July 16, 2015
“We’re pretty convinced this technology is going to come to market,” he said.
Google’s driverless cars are now doing 300 million miles of testing in simulators every day. And in the real world, they are reacting beautifully to unexpected situations: a woman in a wheelchair chasing a duck in circles in the middle of the street; a bike running a red light; and a little boy in a toy car.
The technology works by mapping its surroundings, in increasingly complex ways. These days, the cars can not only interpret the shape of roads, other cars, and pedestrians, but also cyclists and traffic cones. They can distinguish a police car and a school bus; they can interpret a cyclist’s hand signal when merging or a policeman’s gesture to stop.
The driverless car software analyzes the probable path of each object, predicting where they will go and how fast. As the program advances, Google is accumulating more and more data on new situations and new objects (like those ducks). Cars can also share data in real-time on construction zones, detours, and more.
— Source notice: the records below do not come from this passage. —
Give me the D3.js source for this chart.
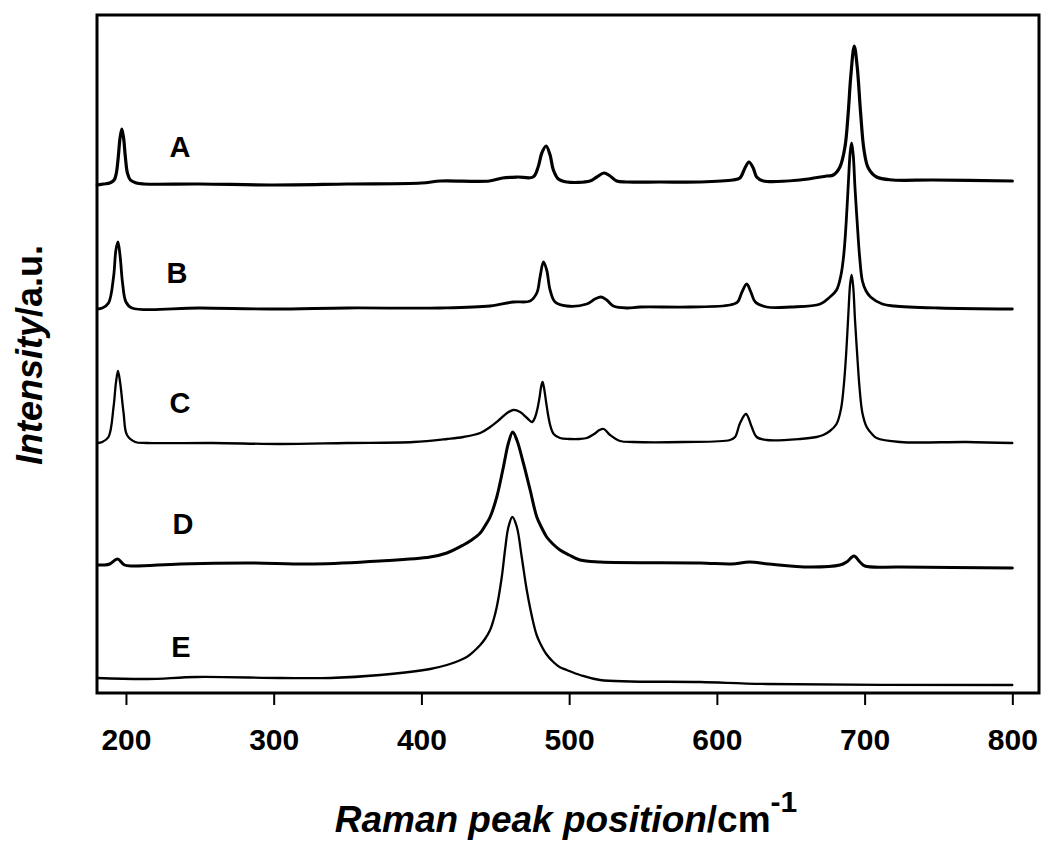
<!DOCTYPE html>
<html>
<head>
<meta charset="utf-8">
<script src="https://cdn.jsdelivr.net/npm/d3@7"></script>
<style>
  body { margin: 0; background: #fff; }
  svg { display: block; }
  text { font-family: "Liberation Sans", Arial, Helvetica, sans-serif; font-weight: bold; fill: #000; }
</style>
</head>
<body>
<svg id="chart" width="1045" height="845"></svg>
<script>
// Raman spectra, stacked with vertical offsets: [Raman shift (cm-1), intensity (a.u.)]
const sampleLabels = ["A", "B", "C", "D", "E"];

const spectrumA = [
  [180.6,508],[185,509],[189,510],[192,513],[193.5,520],[194.8,536],[196,555],[197.2,564],
  [198.4,555],[199.6,536],[201,520],[203,513],[207,510],[212,509],[250,509],[300,508],
  [350,509],[400,510],[413,512],[446,512],[455,515],[465,516],[475.6,516],[479,526],
  [481.5,540],[484.4,547],[487.1,538],[489.3,523],[492.7,514],[498.4,511],[514.1,512],
  [518.7,516],[523.6,520],[527.7,517],[532.2,512],[539,511],[561.5,511],[588.6,511],
  [610.9,513],[615.6,515],[619,525],[621.7,531],[624.6,525],[626.9,516],[631.4,512],
  [656.2,513],[674.3,517],[678.8,518],[683.3,526],[686.7,546],[688.9,580],[690.6,616],
  [693,647],[695,626],[697.3,580],[699.6,543],[702.5,525],[708.1,516],[719.4,513],
  [746,513],[800,512]
];

const spectrumB = [
  [180.6,384],[184,385],[188.2,390],[191.6,416],[193.2,443],[194.6,451],[196.1,436],
  [197.7,410],[200,391],[204,385],[250,385],[300,384],[350,385],[412.7,385],[446.5,387],
  [462.3,391],[473.6,392],[478.1,400],[480.3,416],[482.6,431],[484.8,423],[487.1,403],
  [490.5,391],[498.4,387],[511.9,389],[517.5,394],[521.6,396],[525.4,393],[529.9,387],
  [539,385],[548,386],[581.8,386],[608.9,388],[614,391],[617,401],[620.2,409],
  [623,401],[626,391],[633.7,386],[650,386],[670,389],[676.5,396],[681,403],
  [684,418],[686,440],[687.5,470],[689,510],[690.2,540],[691.2,550],[692.3,538],
  [693.5,505],[695,470],[696.7,435],[698.5,412],[701,402],[704,396],[712,389],
  [720,387],[750,385],[800,384]
];

const spectrumC = [
  [180.6,250],[184,251],[188.2,256],[191.6,286],[193.2,310],[194.6,322],[196.1,310],
  [198.4,280],[200.7,258],[206.3,251],[214,250],[259,250],[304.4,249],[349.5,250],
  [394.6,251],[417.4,254],[428.3,256],[439.8,260],[446.5,266],[453.3,274],[458,280],
  [462.1,283],[466.8,281],[471.5,275],[474.9,271],[477,276],[478.5,284],[480,296],
  [481,306],[482,311],[483,305],[484.5,290],[486,276],[487.5,266],[489.5,259],
  [493.8,255],[500,254],[507,254],[512,255],[517,259],[520.5,263],[523.4,264],
  [527.7,258],[534.5,252],[543.4,251],[577.3,251],[608.9,253],[612.3,256],[615.7,270],
  [619.7,279],[623.6,266],[626.9,256],[633.7,253],[656.3,254],[667.5,256],[672,258],
  [676.5,262],[681,269],[684,284],[686,309],[687.5,339],[689,379],[690.2,409],
  [691.2,418],[692.3,406],[693.5,373],[695,338],[696.7,303],[698.5,280],[701.4,266],
  [705,259],[708.1,255],[723.9,251],[769,251],[800,250]
];

const spectrumD = [
  [180.6,128],[185,128],[189,129],[194.3,134],[199,128],[205,127],[236.7,129],
  [281.9,130],[326.9,129],[372,132],[405.9,136],[417.2,140],[428.4,148],[434,153],
  [439.8,160],[443,167],[446.5,176],[451,196],[455.5,226],[458.9,250],[461.8,261],
  [464.6,253],[469,230],[473.6,203],[478.1,176],[481.5,165],[484.8,156],[489,149],
  [493.8,143],[500,138],[507.4,133],[520.9,131],[588.6,130],[610,129],[622,131],
  [635,129],[663,126],[683.3,128],[687.8,131],[692.8,137],[696.8,131],[700.2,127],
  [723.9,126],[800,125]
];

const spectrumE = [
  [180.4,15],[214.2,14],[248,16],[304.4,15],[338.2,15],[372,18],[405.9,24],[417.2,28],
  [425,32],[430.7,36],[435,41],[439.8,48],[443,54],[446.5,63],[448.8,73],[451,86],
  [454.4,116],[456.6,143],[458.9,166],[461.6,176],[464.6,166],[467.9,136],[471.3,103],
  [475.8,70],[478,58],[480.3,50],[484.5,39],[489.3,31],[493.5,26],[498.4,23],[507.4,18],
  [520.9,13],[588.6,11],[633.7,9],[800,8]
];

const spectra = [spectrumA, spectrumB, spectrumC, spectrumD, spectrumE];
const xTickValues = [200, 300, 400, 500, 600, 700, 800];

// ---- layout ----
const W = 1045, H = 845;
const margin = { top: 15, right: 4, bottom: 152, left: 97 };
const svg = d3.select("#chart");

const x = d3.scaleLinear().domain([180.4, 819.4]).range([margin.left, W - margin.right]);
const y = d3.scaleLinear().domain([0, 678]).range([H - margin.bottom, margin.top]);

const lineWidths = [3.2, 2.8, 2.3, 3, 2.3];
const line = d3.line()
  .x(d => x(d[0]))
  .y(d => y(d[1]))
  .curve(d3.curveCatmullRom.alpha(0.5));

svg.append("g")
  .selectAll("path")
  .data(spectra)
  .join("path")
  .attr("d", line)
  .attr("fill", "none")
  .attr("stroke", "#000")
  .attr("stroke-width", (d, i) => lineWidths[i])
  .attr("stroke-linejoin", "round")
  .attr("stroke-linecap", "round");

// sample letters beside each trace
const labelPos = [[180, 157], [177, 283], [180, 413], [183, 534], [181, 657]];
svg.append("g")
  .selectAll("text")
  .data(sampleLabels)
  .join("text")
  .attr("x", (d, i) => labelPos[i][0])
  .attr("y", (d, i) => labelPos[i][1])
  .attr("text-anchor", "middle")
  .style("font-size", "29px")
  .text(d => d);

// bottom axis with outward ticks
const xAxis = d3.axisBottom(x)
  .tickValues(xTickValues)
  .tickSize(12)
  .tickPadding(24)
  .tickFormat(d3.format("d"));

const gx = svg.append("g")
  .attr("transform", `translate(0,${H - margin.bottom})`)
  .call(xAxis);
gx.select(".domain").remove();
gx.selectAll(".tick line").attr("stroke", "#000").attr("stroke-width", 2);
gx.selectAll(".tick text")
  .attr("fill", "#000")
  .style("font-family", "\"Liberation Sans\", Arial, sans-serif")
  .style("font-weight", "bold")
  .style("font-size", "30px");

// plot frame
svg.append("rect")
  .attr("x", margin.left)
  .attr("y", margin.top)
  .attr("width", W - margin.left - margin.right - 2)
  .attr("height", H - margin.top - margin.bottom)
  .attr("fill", "none")
  .attr("stroke", "#000")
  .attr("stroke-width", 3);

// x-axis title
const xt = svg.append("text")
  .attr("x", 566)
  .attr("y", 832)
  .attr("text-anchor", "middle")
  .style("font-size", "37px");
xt.append("tspan").style("font-style", "italic").text("Raman peak position");
xt.append("tspan").text("/cm");
xt.append("tspan").attr("dy", -20).style("font-size", "30px").text("-1");

// y-axis title
const yt = svg.append("text")
  .attr("transform", "translate(42,355) rotate(-90)")
  .attr("text-anchor", "middle")
  .style("font-size", "36px");
yt.append("tspan").style("font-style", "italic").text("Intensity");
yt.append("tspan").text("/a.u.");
</script>
</body>
</html>
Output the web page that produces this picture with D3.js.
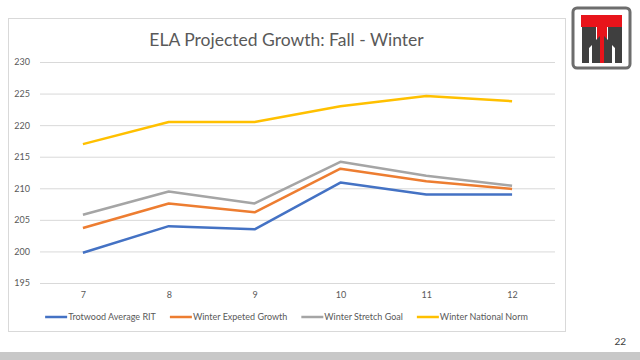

In his TED talk, Urmson argues that we need a driverless car approach, not the “driver assistance” approach taken by companies like Tesla. The idea behind driver assistance is to keep giving more and more help to drivers – like emergency braking and alerts when you drift out of your lane – until cars eventually become driverless. But Urmson believes that incremental improvements won’t get us there soon enough – we need a radically new way of thinking.
He makes the case that we don’t have time to waste – 1.2 million people are killed every year on the road. Those with certain disabilities like blindness can’t even drive, restricting their freedom. And together we waste 162 lifetimes per day in the US on commuting.